Three hurricanes are currently brewing in the Atlantic ocean. As Hurricane Florence is expected to hit North Carolina, South Carolina, and Virginia as a Category 4, sparking a preemptive state of emergency, Hurricanes Isaac and Helene lie in wait.
It’s a startling triple threat that’s not without precident. In fact, it happened only last year with Hurricane Irma barreling toward Florida, Hurricane Katia hammering Mexico, as Hurricane Jose was waiting in the wings.
A trio of powerful hurricanes growing simultaneously is obviously bad, but it also raises a question: How much worse could it be? Just how many hurricanes can the Atlantic harbor at once?
To try to find an answer, we asked Dr. Anand Gnanadesikan, a climate modeler and professor of Earth and planetary sciences at the Krieger School of Arts and Sciences. According to Gnanadesikan, the number of storms in the Atlantic depends on two main factors. The first is whether or not conditions are favorable to the development of tropical cyclones.
“The Atlantic has to be in a certain ‘state’ to allow for hurricane formation. One key appears to be the difference between surface air temperatures and air temperatures much higher up at the top of the troposphere at altitudes where thunderclouds smooth out into anvils. Surface air temperatures are set by the local water temperatures. Upper tropospheric temperatures are more set by the rest of the tropics. So when the surface is warm locally, but the tropics are colder, you can get more tropical cyclones.”
The second thing you need is a spark—”seed” storms that, under the right circumstances, are supercharged into hurricanes. These low-pressure systems sometimes self-organize; other times hurricanes-to-be trace their roots eastward to Africa. They generally form a few thousand kilometers apart, which means there’s limited space. Gnanadesikan says: “So a question one could ask is, ‘How many seeds might one find in the Atlantic and how likely is it that they will all grow?'”
Using NOAA’s HURDAT2 database, which contains data from as far back as 1851, Gnanadesikan found that any time one tropical cyclone is present in the Atlantic, there’s historically about a 20 percent chance that a second seed will grow up into a cyclone. The odds of a third seed ascending are roughly the same—20 percent of the those two-storms situations. This diminishing trend probably leads to a three-cyclone situation in about four percent of records, but that also includes many cyclones which never made landfall.
By the time you get to four or more cyclones at one, that level is found in only about 340 records—less than one percent. At about four simultaneous storms, Gnanadesikan says, “you might start running out of seeds.”
“For example, there aren’t any other disturbances in the entire North Atlantic which might spawn a tropical cyclone in the couple of days before Katia slams into Mexico. There are only 32 records with five or more storms, again suggesting that we might be running out of seeds—and a handful (9 cases) with six.”
Given the twin restrictions of hurricane formation—atmospheric conditions and seed-storm supply—and using historic data as a guide, Gnanadesikan supposes that the practical worst-case scenario is seven simultaneous storms, despite the fact that there is physically room for many more to cram in.

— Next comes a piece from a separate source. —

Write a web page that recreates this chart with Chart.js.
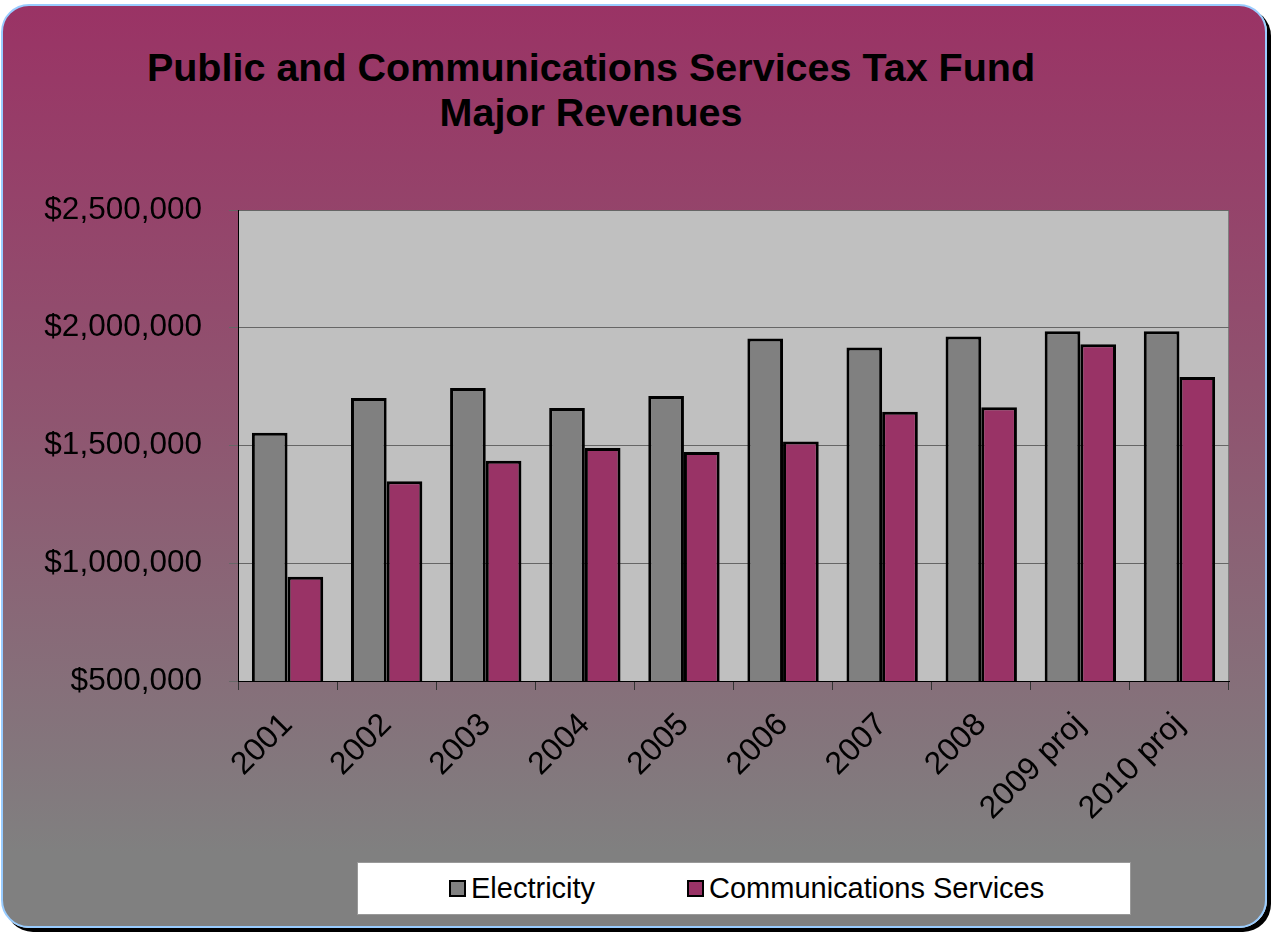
<!DOCTYPE html>
<html>
<head>
<meta charset="utf-8">
<script src="https://cdn.jsdelivr.net/npm/chart.js@4.4.1/dist/chart.umd.min.js"></script>
<style>
  html, body { margin:0; padding:0; background:#fff; }
  #wrap { position:relative; width:1272px; height:932px; overflow:hidden; font-family:"Liberation Sans", Arial, sans-serif; }
  #card {
    position:absolute; left:1px; top:4px; width:1262px; height:920px;
    border:2px solid #99ccff; border-radius:28px;
    background:linear-gradient(to bottom, #9a3365 0%, #8f5570 45%, #808080 92%);
    box-shadow:4px 4px 0 #000;
  }
  #title {
    position:absolute; left:0; top:45px; width:1182px; text-align:center;
    font-weight:bold; font-size:39.5px; line-height:45px; color:#000;
  }
  #chart { position:absolute; left:0; top:0; }
  #legend {
    position:absolute; left:357px; top:862px; width:772px; height:51px;
    background:#fff; border:1px solid #999;
    font-size:29px; color:#000;
  }
  .item { position:absolute; display:flex; align-items:center; top:0; height:51px; }
  .box { width:13px; height:13px; border:2px solid #000; margin-right:5px; }
</style>
</head>
<body>
<div id="wrap">
  <div id="card"></div>
  <div id="title">Public and Communications Services Tax Fund<br>Major Revenues</div>
  <canvas id="chart" width="1272" height="932"></canvas>
  <div id="legend"></div>
</div>
<script>
const years = ["2001","2002","2003","2004","2005","2006","2007","2008","2009 proj","2010 proj"];
const electricity = [1554000,1702000,1744000,1659000,1710000,1954000,1916000,1963000,1985000,1985000];
const communications = [943000,1348000,1435000,1489000,1472000,1517000,1643000,1662000,1930000,1791000];
const seriesNames = ["Electricity","Communications Services"];
const seriesColors = ["#808080","#993366"];
const yTicks = [500000,1000000,1500000,2000000,2500000];

const FONT = "'Liberation Sans', Arial, sans-serif";

// grey plot background with a thin grey frame on top/right
const plotBg = {
    id: "plotBg",
    beforeDraw(chart) {
        const a = chart.chartArea, ctx = chart.ctx;
        ctx.save();
        ctx.fillStyle = "#c0c0c0";
        ctx.fillRect(a.left, a.top, a.right - a.left, a.bottom - a.top);
        ctx.strokeStyle = "#808080";
        ctx.lineWidth = 1;
        ctx.beginPath();
        ctx.moveTo(a.left, a.top + 0.5);
        ctx.lineTo(a.right - 0.5, a.top + 0.5);
        ctx.lineTo(a.right - 0.5, a.bottom);
        ctx.stroke();
        ctx.restore();
    }
};

const chart = new Chart(document.getElementById("chart"), {
    type: "bar",
    data: {
        labels: years,
        datasets: [
            { label: seriesNames[0], data: electricity, backgroundColor: seriesColors[0] },
            { label: seriesNames[1], data: communications, backgroundColor: seriesColors[1] }
        ].map(d => Object.assign(d, {
            borderColor: "#000", borderWidth: 3, borderSkipped: false,
            categoryPercentage: 0.72, barPercentage: 1.0
        }))
    },
    options: {
        responsive: false,
        animation: false,
        layout: { padding: { left: 0, right: 43, top: 210, bottom: 0 } },
        plugins: { legend: { display: false }, title: { display: false }, tooltip: { enabled: false } },
        scales: {
            x: {
                grid: { offset: true, drawOnChartArea: false, drawTicks: true, tickLength: 9, color: "#333" },
                border: { color: "#000", width: 1 },
                ticks: {
                    color: "#000", font: { family: FONT, size: 32 },
                    minRotation: 45, maxRotation: 45, padding: 16, autoSkip: false
                },
                afterFit(s) { s.height = 251; }
            },
            y: {
                min: 500000, max: 2500000,
                afterBuildTicks(s) { s.ticks = yTicks.map(v => ({ value: v })); },
                grid: { color: "#666", lineWidth: 1, tickLength: 9 },
                border: { color: "#000", width: 1 },
                ticks: {
                    color: "#000", font: { family: FONT, size: 31.5 }, padding: 27,
                    callback: v => "$" + v.toLocaleString("en-US")
                },
                afterFit(s) { s.width = 238; }
            }
        }
    },
    plugins: [plotBg]
});

// legend built from the datasets
const legend = document.getElementById("legend");
const itemX = [91, 329];
chart.data.datasets.forEach((ds, i) => {
    const it = document.createElement("div");
    it.className = "item";
    it.style.left = itemX[i] + "px";
    it.innerHTML = `<span class="box" style="background:${ds.backgroundColor}"></span><span>${ds.label}</span>`;
    legend.appendChild(it);
});
</script>
</body>
</html>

“I’d guess that seven might be the maximum possible,” Gnanadesikan says. “Certainly one wouldn’t expect the basin to fill with a dozen hurricanes, even though geometrically a dozen hurricanes might fit.”
The affects of a warming climate on this limit are complicated and unclear for the moment. Since climate change is expected to warm the air in the upper atmosphere more than the surface of the water below Gnanadesikan explains, it could make it harder for storms to form, but more likely they will be severe. Additional variables like wind shear—the variance in wind speed and direction over a short distance—only serve to complicate predictions further.
As always, the only way we can truly know how many storms will show up in the future will be to watch.